> [WHAT THE TASK ASKS]: Retype word for word the first line of the listing and each line after it up to the line with "const yMax = 904;", with the pictures taken out.

> [EXCERPTED DATA]:
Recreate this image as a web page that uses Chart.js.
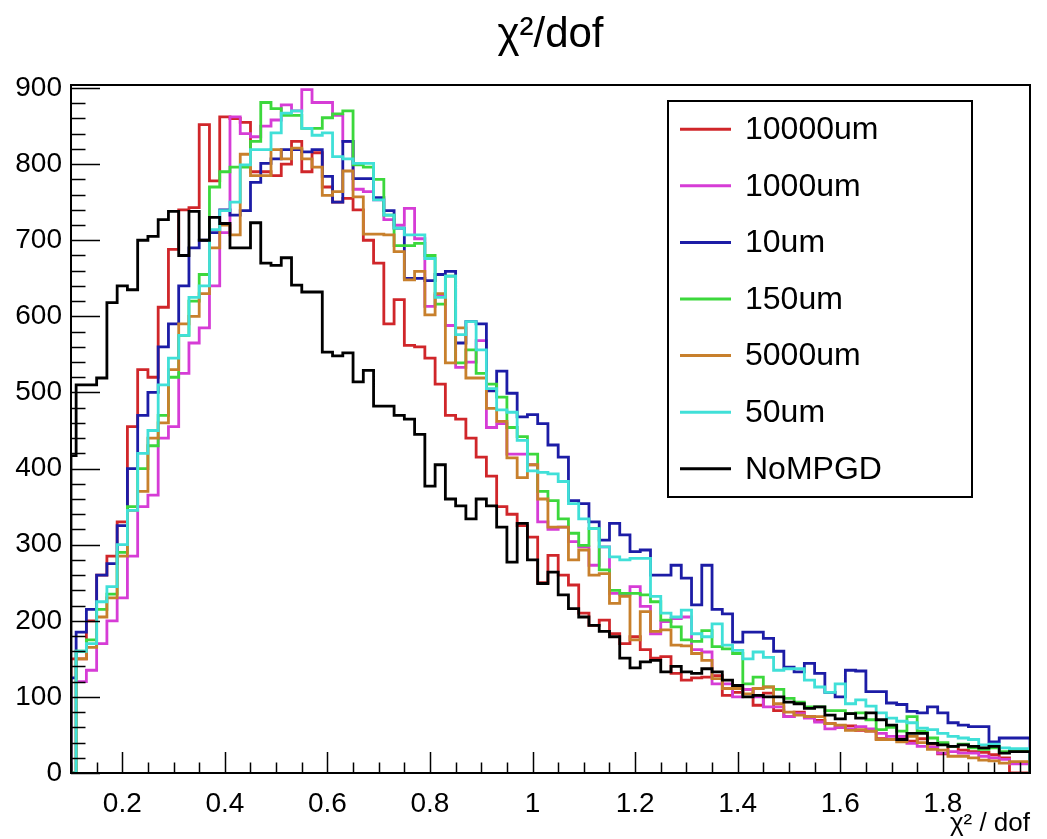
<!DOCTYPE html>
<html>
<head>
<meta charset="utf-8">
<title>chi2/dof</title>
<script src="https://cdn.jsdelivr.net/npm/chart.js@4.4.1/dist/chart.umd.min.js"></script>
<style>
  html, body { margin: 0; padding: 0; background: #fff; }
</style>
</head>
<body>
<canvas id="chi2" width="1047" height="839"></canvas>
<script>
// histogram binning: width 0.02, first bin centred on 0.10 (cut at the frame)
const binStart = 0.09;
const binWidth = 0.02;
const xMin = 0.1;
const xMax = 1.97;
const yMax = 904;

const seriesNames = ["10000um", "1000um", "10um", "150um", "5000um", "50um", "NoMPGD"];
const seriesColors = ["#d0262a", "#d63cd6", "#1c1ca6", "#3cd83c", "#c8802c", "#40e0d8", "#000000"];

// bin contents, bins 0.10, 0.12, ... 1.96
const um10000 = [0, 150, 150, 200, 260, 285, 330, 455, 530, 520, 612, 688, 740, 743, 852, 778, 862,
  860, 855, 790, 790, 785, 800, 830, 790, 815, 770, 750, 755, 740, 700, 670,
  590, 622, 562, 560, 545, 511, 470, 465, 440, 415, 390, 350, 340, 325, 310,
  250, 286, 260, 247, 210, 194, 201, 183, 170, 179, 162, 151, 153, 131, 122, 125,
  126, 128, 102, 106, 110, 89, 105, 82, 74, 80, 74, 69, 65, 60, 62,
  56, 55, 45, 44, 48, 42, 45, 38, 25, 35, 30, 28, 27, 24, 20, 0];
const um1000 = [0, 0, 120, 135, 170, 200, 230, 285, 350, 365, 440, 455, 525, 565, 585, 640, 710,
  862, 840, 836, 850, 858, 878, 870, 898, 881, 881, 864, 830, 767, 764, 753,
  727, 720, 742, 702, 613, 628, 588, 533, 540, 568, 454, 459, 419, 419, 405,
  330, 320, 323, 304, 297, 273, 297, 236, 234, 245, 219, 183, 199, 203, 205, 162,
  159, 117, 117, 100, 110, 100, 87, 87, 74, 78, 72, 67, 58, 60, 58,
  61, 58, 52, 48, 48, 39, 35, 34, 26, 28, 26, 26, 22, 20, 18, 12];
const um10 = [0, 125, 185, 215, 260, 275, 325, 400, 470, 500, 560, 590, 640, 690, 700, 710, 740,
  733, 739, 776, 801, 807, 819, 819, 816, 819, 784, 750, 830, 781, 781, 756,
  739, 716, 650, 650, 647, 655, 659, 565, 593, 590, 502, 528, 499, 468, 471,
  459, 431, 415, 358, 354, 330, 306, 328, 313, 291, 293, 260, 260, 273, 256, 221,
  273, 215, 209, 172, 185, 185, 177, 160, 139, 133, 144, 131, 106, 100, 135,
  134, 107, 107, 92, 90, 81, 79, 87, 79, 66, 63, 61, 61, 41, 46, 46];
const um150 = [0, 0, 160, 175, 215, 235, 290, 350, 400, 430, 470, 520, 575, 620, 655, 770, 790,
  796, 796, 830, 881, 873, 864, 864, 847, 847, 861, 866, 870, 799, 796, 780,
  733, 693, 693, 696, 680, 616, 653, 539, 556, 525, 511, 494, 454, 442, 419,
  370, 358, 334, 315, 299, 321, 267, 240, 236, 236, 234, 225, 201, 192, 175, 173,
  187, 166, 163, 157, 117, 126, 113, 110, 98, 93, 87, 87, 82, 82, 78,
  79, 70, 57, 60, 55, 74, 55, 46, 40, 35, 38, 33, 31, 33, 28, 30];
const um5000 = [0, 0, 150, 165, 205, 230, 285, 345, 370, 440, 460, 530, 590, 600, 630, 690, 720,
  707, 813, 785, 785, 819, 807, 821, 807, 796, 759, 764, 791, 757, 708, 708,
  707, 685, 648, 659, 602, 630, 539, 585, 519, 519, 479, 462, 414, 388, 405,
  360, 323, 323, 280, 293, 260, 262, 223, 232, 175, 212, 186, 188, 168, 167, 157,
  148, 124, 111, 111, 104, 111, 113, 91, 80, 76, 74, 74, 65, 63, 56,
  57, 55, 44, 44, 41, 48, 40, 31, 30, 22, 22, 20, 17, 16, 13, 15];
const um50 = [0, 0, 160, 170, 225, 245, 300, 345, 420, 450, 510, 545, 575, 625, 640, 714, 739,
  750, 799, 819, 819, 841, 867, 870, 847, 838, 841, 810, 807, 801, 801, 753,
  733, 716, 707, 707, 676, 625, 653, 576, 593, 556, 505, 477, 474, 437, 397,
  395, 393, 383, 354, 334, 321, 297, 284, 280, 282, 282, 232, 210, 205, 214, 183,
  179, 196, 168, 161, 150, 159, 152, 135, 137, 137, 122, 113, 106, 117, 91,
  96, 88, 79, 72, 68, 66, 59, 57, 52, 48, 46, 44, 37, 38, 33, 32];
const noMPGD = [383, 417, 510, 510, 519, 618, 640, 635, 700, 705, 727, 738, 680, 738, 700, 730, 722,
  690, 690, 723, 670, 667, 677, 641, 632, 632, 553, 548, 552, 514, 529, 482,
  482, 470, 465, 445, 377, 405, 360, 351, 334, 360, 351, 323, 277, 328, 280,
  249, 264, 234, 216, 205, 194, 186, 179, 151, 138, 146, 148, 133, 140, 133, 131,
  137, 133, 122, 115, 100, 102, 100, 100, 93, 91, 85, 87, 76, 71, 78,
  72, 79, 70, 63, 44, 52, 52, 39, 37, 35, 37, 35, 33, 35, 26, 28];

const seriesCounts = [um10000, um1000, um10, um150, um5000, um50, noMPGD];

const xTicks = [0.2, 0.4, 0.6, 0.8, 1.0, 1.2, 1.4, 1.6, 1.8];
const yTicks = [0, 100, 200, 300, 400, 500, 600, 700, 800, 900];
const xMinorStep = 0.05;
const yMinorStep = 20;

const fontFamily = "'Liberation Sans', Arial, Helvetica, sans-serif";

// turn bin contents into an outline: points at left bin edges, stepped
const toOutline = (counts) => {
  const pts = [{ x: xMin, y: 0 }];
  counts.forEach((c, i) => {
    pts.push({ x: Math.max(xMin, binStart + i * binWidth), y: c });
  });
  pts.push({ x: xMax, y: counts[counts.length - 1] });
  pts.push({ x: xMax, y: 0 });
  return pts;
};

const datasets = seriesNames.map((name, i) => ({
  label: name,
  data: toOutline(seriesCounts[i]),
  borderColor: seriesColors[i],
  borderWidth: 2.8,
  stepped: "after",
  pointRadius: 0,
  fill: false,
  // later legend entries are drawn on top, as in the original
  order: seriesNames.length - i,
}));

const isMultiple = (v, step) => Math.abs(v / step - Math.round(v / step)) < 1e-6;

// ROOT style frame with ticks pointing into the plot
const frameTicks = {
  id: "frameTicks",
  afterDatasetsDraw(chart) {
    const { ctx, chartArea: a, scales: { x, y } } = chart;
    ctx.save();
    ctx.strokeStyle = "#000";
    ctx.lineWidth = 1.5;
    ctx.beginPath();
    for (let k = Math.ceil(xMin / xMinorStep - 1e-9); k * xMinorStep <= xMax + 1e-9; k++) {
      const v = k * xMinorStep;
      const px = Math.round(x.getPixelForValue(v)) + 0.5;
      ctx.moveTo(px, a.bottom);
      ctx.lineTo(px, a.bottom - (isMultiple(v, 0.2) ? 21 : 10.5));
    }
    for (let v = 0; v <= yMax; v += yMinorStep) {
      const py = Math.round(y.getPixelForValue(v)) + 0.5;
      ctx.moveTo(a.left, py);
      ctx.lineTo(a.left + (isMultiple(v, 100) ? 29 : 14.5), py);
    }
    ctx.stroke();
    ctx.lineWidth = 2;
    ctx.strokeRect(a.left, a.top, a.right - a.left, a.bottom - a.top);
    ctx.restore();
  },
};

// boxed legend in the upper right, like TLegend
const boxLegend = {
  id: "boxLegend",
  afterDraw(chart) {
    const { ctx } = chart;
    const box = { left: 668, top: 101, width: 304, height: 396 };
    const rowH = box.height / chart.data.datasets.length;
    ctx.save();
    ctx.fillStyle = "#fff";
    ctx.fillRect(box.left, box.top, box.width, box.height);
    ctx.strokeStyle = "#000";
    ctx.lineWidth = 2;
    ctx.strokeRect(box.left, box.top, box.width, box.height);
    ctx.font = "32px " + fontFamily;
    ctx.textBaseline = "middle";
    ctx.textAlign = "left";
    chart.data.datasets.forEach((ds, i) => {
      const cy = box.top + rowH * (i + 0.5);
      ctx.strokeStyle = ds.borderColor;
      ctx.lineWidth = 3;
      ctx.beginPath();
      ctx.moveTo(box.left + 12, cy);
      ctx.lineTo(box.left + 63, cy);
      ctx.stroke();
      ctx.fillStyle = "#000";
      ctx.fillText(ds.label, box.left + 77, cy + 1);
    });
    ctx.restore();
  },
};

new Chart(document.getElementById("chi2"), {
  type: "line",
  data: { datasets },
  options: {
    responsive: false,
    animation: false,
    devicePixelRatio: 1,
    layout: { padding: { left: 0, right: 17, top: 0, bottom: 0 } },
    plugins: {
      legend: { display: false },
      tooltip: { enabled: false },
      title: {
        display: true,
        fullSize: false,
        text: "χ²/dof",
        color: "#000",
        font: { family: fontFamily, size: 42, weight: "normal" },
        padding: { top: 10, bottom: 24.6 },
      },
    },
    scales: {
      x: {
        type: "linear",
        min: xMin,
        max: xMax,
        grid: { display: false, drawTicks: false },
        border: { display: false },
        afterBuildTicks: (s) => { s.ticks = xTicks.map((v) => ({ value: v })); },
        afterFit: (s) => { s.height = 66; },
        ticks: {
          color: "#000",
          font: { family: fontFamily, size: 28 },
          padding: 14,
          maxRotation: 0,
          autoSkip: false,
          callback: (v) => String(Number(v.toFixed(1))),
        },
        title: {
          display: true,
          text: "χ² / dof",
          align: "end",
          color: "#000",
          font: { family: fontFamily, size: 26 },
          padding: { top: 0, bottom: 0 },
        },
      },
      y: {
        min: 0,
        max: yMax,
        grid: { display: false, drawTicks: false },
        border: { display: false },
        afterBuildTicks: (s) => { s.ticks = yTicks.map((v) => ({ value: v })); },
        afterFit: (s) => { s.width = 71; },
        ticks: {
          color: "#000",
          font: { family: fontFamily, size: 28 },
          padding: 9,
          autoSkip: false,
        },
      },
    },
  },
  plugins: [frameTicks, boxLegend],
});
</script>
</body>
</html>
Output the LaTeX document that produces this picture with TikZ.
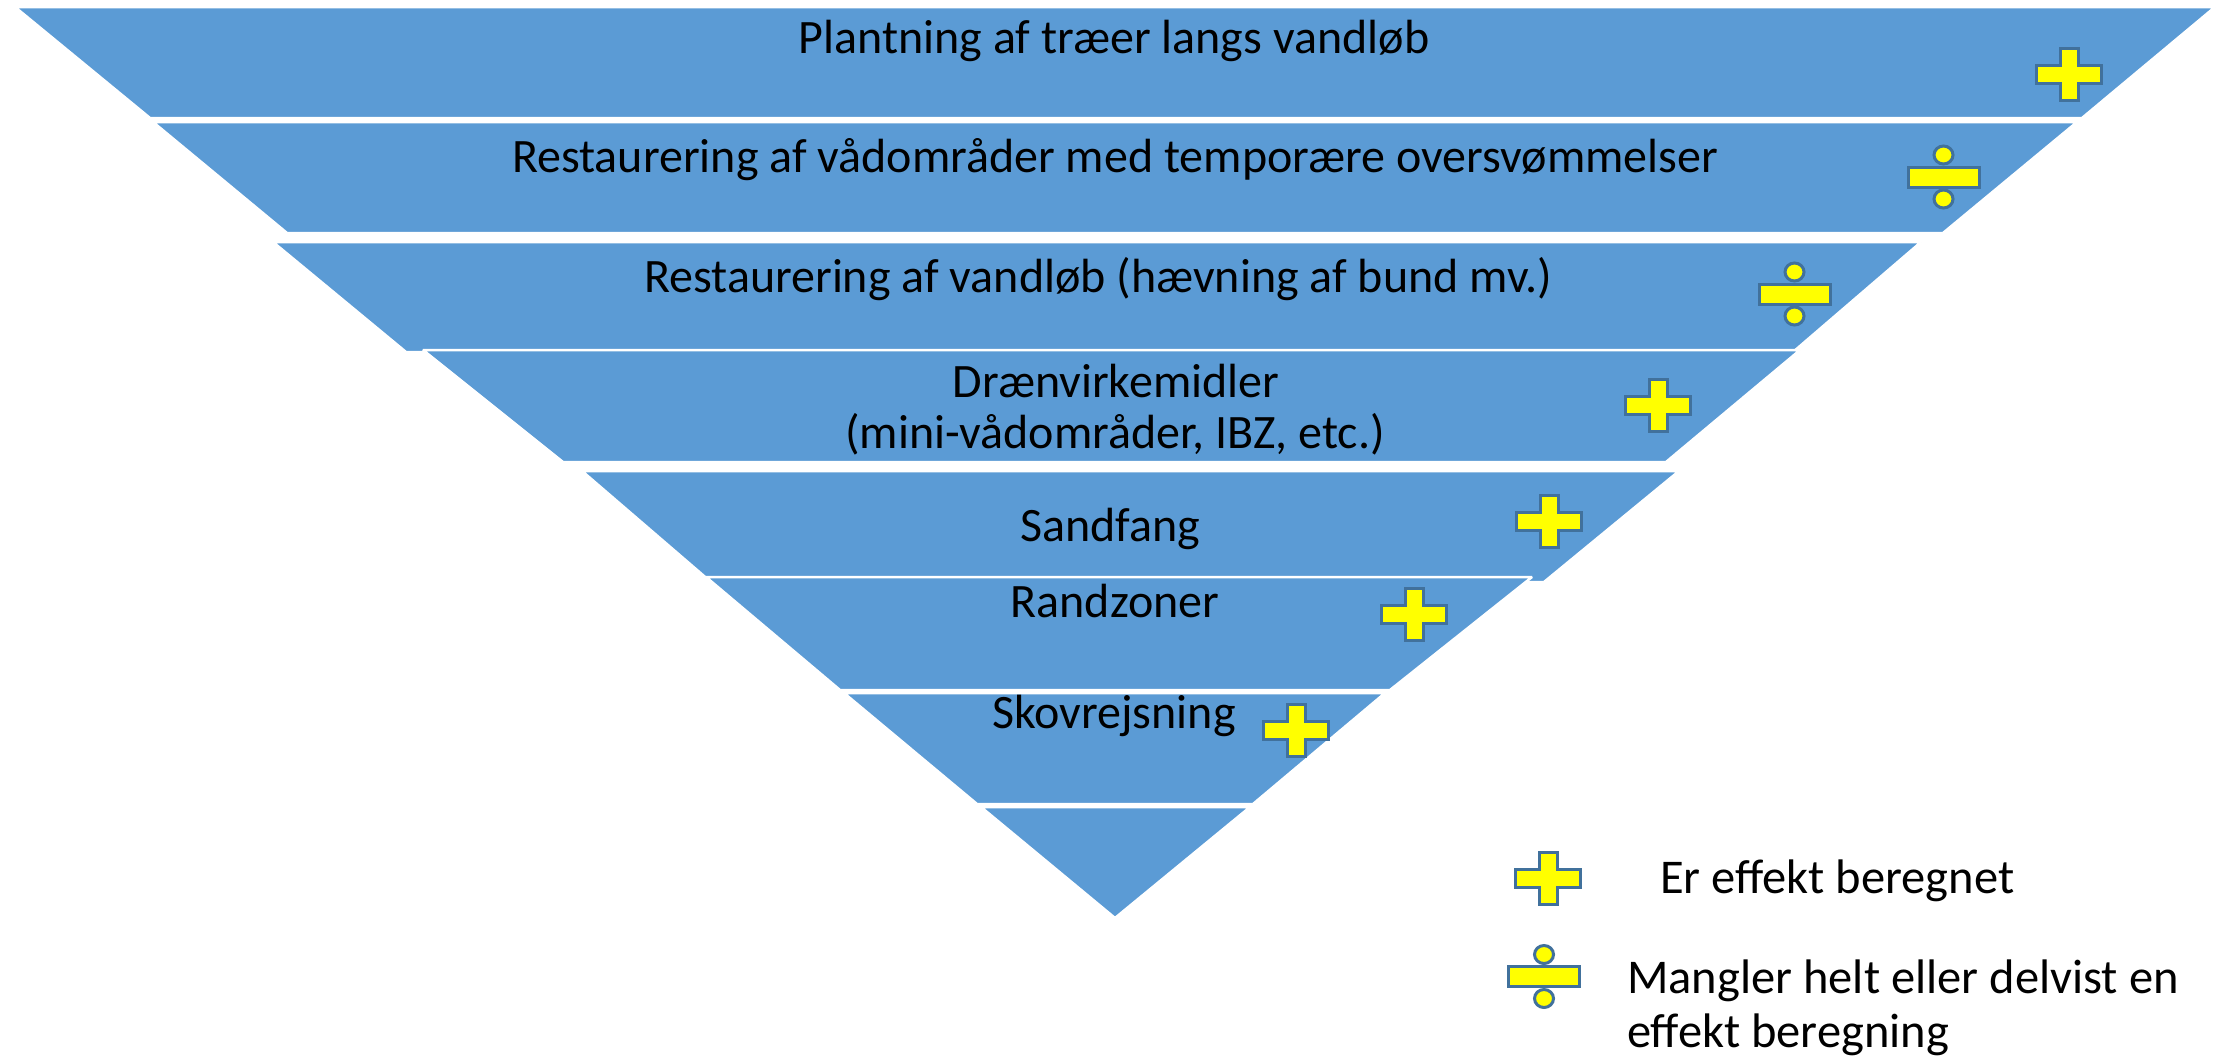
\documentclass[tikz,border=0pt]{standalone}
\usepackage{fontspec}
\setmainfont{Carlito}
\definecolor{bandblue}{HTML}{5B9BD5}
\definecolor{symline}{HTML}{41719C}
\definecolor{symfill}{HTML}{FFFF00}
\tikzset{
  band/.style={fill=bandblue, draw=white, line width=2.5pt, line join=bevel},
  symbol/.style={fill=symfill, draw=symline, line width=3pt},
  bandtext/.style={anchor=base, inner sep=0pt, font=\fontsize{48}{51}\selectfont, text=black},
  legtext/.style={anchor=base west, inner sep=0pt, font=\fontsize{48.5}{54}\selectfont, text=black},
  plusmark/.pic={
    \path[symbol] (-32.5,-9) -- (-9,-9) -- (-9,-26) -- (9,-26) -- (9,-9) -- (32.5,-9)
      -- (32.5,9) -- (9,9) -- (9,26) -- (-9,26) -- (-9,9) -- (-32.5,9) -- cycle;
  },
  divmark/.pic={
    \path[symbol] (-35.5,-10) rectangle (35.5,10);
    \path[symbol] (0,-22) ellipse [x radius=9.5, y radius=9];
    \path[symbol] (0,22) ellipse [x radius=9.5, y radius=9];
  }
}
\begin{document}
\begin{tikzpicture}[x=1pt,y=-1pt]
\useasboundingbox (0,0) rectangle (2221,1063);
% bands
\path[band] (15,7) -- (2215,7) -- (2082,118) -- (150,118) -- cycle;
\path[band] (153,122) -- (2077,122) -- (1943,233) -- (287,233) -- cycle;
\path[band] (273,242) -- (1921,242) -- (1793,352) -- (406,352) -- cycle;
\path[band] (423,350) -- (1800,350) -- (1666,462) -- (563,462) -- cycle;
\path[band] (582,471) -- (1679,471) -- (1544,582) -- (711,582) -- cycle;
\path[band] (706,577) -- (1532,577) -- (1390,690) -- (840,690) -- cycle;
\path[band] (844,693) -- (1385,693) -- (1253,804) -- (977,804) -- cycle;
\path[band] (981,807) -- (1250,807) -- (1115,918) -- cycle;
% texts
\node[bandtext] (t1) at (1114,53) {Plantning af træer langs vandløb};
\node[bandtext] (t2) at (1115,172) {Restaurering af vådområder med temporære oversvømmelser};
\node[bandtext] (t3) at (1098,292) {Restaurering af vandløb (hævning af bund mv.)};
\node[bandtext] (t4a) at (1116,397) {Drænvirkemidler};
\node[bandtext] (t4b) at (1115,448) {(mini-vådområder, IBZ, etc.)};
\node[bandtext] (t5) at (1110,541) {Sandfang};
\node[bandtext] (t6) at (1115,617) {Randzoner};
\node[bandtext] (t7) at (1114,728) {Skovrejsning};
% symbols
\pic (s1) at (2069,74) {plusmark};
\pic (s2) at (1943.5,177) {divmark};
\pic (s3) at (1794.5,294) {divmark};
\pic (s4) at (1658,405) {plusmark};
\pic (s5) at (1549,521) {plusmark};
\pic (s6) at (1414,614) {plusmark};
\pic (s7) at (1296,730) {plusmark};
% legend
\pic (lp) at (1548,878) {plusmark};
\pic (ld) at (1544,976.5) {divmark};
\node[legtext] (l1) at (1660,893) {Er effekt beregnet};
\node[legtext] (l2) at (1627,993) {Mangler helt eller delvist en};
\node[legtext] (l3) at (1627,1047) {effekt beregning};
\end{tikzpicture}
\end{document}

> [REPLY]:
Recreate this image as a web page that uses Chart.js.
<!DOCTYPE html>
<html>
<head>
<meta charset="utf-8">
<title>chi2/dof</title>
<script src="https://cdn.jsdelivr.net/npm/chart.js@4.4.1/dist/chart.umd.min.js"></script>
<style>
  html, body { margin: 0; padding: 0; background: #fff; }
</style>
</head>
<body>
<canvas id="chi2" width="1047" height="839"></canvas>
<script>
// histogram binning: width 0.02, first bin centred on 0.10 (cut at the frame)
const binStart = 0.09;
const binWidth = 0.02;
const xMin = 0.1;
const xMax = 1.97;
const yMax = 904;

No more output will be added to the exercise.